See understanding your document counter for the full quota accounting.
How accurate is the classifier?
Across our user base, classifier precision on invoice / receipt / statement is roughly 95–98% — meaning a small fraction of classifications need correction. Recall on actual invoices is roughly 90–95% — meaning a small fraction of real invoices get classified as irrelevant on the first try. Both numbers improve over time as you correct miscalls (the per-sender training adapts the classifier to your specific senders).
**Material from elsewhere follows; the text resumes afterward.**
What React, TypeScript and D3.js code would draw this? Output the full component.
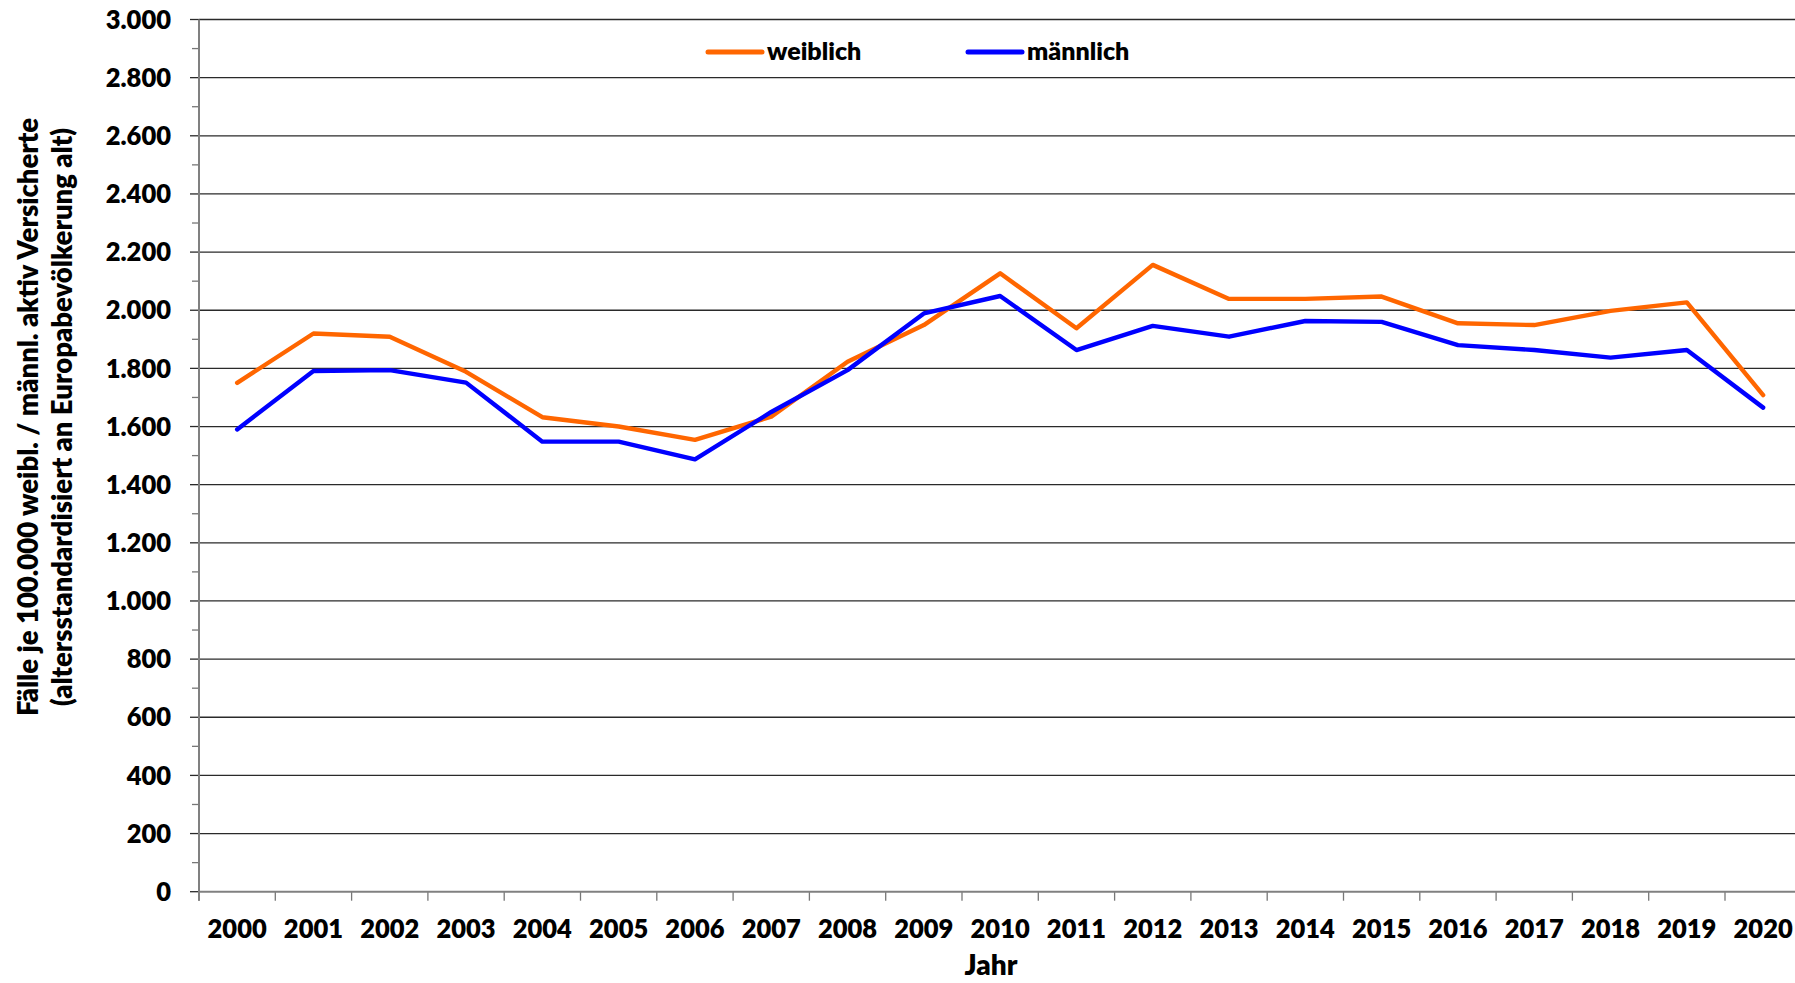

The numbers vary by language and by vendor mix. EU vendors with templated invoice subjects (Stripe, Hetzner, AWS) classify nearly perfectly. Smaller vendors with idiosyncratic email styles produce more misclassifications. If you have a high-volume specific vendor that the classifier consistently misses, write to [email protected] with a few sample (de-identified) subject lines and we can hand-tune for that sender.
Edge cases
It classified my invoice as irrelevant. Open the Activity log, find the email, click Mark as invoice + extract. The extraction runs immediately and trains the classifier for that sender. After 2–3 corrections per sender, the classifier usually generalises.
It classified my newsletter as invoice — there's now a fake document. Open the document, click Delete. For repeat offenders, use Mark as irrelevant + train from the Activity log.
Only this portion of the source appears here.